Последнее, на чем нужно заострить внимание в концептуальных построениях Гартмана, – это понимание «высших» функций, заложенных в «генетику» бессознательного, и самого метода исследования этой сложнейшей сущности. Так, в общем перечне основных векторов функциональной активности бессознательного важно отметить, что если три первые позиции содержат, как бы мы сейчас сказали, специфику биологических программ, обеспечивающих феномен жизни, то три последние позиции предполагают акцентированный выход за пределы биологической самости субъекта. Это, по Гарману, программы-«инстинкты» красоты и творчества, чувства духовной близости к чему-то большему, чем сам человек, и сама по себе развивающая телеология процесса бытия. То есть, согласно Гартману, подлинным автором этих последних программ является все же бессознательное, но никак не «хрупкая», морализирующая и, вообще говоря, не обязательная надстройка сознания человека, препятствующая, по мнению брутальных философов и ортодоксальных психоаналитиков, реализации истинных смыслов его бытия. И это, безусловно, принципиальная и важная констатация в концепции Гартмана, имеющая непосредственное отношение к пониманию этической позиции этого удивительного философа-мыслителя-ученого.

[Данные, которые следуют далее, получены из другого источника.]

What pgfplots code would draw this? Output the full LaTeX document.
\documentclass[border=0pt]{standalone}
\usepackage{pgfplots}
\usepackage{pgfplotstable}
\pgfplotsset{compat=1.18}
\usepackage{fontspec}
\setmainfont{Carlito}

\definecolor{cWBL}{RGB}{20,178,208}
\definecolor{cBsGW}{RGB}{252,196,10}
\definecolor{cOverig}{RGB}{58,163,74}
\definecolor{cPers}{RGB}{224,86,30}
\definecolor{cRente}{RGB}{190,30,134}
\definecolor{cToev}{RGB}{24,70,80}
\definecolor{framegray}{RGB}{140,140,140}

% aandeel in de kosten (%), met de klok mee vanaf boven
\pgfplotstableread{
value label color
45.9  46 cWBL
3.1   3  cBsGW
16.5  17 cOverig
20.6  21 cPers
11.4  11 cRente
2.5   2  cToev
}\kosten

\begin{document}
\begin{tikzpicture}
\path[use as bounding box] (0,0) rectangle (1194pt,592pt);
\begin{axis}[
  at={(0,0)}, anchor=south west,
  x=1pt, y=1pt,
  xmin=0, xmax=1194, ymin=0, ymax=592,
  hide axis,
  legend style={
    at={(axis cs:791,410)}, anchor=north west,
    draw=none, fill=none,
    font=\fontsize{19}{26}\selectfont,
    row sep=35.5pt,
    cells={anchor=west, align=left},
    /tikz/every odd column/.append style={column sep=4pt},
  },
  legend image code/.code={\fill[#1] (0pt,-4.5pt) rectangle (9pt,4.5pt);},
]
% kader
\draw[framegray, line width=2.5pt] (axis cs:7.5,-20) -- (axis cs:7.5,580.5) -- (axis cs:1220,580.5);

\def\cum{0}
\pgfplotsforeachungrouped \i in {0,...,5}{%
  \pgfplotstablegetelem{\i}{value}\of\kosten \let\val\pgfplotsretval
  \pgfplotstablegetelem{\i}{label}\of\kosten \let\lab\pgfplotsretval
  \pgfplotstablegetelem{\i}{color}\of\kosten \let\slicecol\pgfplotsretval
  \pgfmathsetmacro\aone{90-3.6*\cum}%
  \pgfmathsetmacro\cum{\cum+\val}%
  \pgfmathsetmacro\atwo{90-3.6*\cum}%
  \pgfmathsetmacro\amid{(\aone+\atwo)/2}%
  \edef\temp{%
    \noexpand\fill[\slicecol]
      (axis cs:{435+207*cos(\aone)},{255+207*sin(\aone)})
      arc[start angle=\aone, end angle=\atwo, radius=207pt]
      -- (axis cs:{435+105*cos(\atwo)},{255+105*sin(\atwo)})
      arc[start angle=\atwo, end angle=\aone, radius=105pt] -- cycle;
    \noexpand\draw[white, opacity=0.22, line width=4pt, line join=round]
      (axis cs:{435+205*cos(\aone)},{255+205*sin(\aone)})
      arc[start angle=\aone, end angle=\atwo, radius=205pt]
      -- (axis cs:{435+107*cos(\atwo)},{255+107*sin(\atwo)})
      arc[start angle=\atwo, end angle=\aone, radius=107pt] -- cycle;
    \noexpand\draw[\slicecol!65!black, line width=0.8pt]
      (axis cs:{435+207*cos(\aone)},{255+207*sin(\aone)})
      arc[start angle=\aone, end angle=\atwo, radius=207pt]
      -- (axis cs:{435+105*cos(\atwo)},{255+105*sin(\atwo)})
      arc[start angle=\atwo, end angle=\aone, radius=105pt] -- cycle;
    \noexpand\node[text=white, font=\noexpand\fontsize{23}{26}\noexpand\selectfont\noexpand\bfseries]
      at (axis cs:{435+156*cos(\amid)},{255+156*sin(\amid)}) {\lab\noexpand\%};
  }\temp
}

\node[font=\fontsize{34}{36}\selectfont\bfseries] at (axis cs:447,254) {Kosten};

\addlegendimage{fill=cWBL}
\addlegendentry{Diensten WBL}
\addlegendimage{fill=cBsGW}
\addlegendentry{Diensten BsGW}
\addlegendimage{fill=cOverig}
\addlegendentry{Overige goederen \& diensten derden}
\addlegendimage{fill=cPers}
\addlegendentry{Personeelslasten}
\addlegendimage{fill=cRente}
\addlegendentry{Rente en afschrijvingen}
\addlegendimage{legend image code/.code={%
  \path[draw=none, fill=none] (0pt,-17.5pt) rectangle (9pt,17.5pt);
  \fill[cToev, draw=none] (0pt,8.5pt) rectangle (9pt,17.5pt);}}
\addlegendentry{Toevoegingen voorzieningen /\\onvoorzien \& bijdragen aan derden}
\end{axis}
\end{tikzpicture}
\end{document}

Таким образом, речь в данном случае, конечно же, идет о процессе самоорганизации сложнейшей системы объемной реальности. И в этот грандиозный «мировой процесс» статус субъекта безусловно вовлечен. Но вот степени или уровни такого вовлечения субъекта полностью раскрываются лишь в пластичных форматах сознания-времени, что никак не препятствует, а скорее способствует гармоничному со-существованию глубинных программ жизнедеятельности субъекта. Отсюда в этом особым образом организованном информационном пространстве «воля к власти» замечательно соседствует со стремлением человека к свободе и справедливости. А рядом с эгоизмом уютно располагается забота о других. Психоанализ в этом смысле можно интерпретировать и как технологию формирования адекватной дополненной (объемной) реальности субъекта, в которой он существует не на каком-то одном информационном уровне, на котором толпятся «призраки» совсем других темпоральных планов, а на многих таких уровнях, значимость которых априорно «вписана» в сложную структуру темпоральной генетики реальности. То же самое можно сказать и о духовных практиках, которые предписывают последовательное «обживание» различных темпоральных уровней реальности с намерением в последующем путешествовать в этом пространстве свободно. Здесь же стоит присмотреться и к другим – в конструкции Гартмана – векторам активности бессознательного (с 4 по 6), в которых обозначаются важные моменты взаимодействия осознаваемых и не осознаваемых инстанций психического и которые, безусловно, необходимо учитывать в любых этических построениях.